>> Start

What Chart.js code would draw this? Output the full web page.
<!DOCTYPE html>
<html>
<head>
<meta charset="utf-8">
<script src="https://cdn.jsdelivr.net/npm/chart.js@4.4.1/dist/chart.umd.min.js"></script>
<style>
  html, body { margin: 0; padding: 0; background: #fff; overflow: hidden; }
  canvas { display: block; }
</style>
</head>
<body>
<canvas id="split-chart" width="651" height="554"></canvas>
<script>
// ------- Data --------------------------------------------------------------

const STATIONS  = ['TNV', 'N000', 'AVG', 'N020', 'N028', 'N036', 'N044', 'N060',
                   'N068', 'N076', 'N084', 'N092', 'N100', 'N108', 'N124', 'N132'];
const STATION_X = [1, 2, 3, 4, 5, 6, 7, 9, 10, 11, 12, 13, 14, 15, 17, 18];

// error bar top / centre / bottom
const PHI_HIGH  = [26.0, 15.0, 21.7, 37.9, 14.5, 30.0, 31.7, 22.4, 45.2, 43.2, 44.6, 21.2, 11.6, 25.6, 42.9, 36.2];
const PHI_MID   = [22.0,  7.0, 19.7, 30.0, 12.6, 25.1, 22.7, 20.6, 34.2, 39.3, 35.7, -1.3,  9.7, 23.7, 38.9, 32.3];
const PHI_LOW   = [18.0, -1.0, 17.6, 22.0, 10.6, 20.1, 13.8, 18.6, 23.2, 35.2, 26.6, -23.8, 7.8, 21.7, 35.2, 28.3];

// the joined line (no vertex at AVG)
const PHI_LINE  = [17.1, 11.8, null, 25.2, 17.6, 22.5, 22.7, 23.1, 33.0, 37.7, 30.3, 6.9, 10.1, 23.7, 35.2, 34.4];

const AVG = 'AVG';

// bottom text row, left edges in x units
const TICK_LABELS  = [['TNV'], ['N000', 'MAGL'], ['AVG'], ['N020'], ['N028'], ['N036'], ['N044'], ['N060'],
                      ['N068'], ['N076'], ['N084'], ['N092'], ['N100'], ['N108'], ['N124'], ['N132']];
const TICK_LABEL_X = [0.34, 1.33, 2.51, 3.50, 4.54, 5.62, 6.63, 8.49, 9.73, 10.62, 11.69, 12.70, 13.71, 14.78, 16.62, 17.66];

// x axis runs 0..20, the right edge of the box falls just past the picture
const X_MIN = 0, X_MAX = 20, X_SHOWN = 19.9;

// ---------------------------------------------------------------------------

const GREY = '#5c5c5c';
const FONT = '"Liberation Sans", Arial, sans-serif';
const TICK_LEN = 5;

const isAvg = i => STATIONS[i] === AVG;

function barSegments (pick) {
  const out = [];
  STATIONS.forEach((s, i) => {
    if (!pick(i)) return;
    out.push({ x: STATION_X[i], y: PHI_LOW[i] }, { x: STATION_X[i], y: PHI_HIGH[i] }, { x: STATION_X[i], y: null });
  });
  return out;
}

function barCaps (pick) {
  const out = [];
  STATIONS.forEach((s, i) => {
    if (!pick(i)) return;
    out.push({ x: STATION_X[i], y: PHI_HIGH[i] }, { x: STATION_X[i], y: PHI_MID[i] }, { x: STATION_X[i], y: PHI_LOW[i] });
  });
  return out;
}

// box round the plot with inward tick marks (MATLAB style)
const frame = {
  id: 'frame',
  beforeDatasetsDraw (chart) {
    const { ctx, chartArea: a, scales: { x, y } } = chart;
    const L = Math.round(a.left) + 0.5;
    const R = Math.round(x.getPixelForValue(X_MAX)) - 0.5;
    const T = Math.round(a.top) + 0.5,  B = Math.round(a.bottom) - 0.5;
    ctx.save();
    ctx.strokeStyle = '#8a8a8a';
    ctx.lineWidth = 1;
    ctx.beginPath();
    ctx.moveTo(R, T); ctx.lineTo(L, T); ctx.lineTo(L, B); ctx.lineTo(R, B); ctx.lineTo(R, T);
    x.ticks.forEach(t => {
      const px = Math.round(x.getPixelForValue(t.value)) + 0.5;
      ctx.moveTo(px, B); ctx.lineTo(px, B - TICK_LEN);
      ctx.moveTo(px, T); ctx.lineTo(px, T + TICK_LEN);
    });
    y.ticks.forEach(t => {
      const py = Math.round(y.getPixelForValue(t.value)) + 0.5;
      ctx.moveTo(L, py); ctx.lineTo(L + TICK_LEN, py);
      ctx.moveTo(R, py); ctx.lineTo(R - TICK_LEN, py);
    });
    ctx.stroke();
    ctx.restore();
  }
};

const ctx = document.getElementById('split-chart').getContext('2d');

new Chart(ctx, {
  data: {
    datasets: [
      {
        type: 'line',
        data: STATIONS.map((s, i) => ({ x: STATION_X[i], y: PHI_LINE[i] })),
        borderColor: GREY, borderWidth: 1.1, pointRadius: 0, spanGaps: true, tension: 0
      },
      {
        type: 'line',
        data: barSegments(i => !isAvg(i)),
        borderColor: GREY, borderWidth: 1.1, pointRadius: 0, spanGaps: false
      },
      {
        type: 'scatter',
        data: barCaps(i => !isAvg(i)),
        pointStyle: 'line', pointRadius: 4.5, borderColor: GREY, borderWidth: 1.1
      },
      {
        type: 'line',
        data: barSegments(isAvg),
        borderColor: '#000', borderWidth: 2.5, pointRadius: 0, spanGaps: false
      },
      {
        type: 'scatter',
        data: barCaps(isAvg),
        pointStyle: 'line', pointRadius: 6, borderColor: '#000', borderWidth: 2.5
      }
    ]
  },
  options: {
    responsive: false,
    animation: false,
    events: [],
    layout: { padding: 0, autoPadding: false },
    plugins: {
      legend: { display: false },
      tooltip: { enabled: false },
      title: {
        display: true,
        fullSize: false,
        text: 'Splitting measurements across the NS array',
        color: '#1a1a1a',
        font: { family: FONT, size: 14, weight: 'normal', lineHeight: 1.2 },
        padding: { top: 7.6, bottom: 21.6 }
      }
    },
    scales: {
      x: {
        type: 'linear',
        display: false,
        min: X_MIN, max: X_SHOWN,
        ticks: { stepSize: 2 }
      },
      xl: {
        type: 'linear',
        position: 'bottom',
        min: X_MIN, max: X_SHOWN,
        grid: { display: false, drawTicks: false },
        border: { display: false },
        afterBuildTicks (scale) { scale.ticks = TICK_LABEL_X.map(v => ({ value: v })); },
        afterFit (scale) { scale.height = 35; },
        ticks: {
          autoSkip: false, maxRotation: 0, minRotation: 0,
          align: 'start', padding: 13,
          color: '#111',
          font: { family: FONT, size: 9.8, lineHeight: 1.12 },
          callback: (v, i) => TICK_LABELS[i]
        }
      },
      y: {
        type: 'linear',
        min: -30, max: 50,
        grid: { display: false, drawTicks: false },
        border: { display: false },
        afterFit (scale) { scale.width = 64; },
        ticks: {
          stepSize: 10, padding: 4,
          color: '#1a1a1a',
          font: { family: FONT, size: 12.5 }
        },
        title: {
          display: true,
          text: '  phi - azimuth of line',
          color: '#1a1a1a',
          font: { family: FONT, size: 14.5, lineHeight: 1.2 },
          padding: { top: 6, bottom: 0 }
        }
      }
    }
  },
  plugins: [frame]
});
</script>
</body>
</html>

>> End

Print the listing above from its first line through the line with "15, 17, 18];", and stop there.

Response to the exercise:
What Chart.js code would draw this? Output the full web page.
<!DOCTYPE html>
<html>
<head>
<meta charset="utf-8">
<script src="https://cdn.jsdelivr.net/npm/chart.js@4.4.1/dist/chart.umd.min.js"></script>
<style>
  html, body { margin: 0; padding: 0; background: #fff; overflow: hidden; }
  canvas { display: block; }
</style>
</head>
<body>
<canvas id="split-chart" width="651" height="554"></canvas>
<script>
// ------- Data --------------------------------------------------------------

const STATIONS  = ['TNV', 'N000', 'AVG', 'N020', 'N028', 'N036', 'N044', 'N060',
                   'N068', 'N076', 'N084', 'N092', 'N100', 'N108', 'N124', 'N132'];
const STATION_X = [1, 2, 3, 4, 5, 6, 7, 9, 10, 11, 12, 13, 14, 15, 17, 18];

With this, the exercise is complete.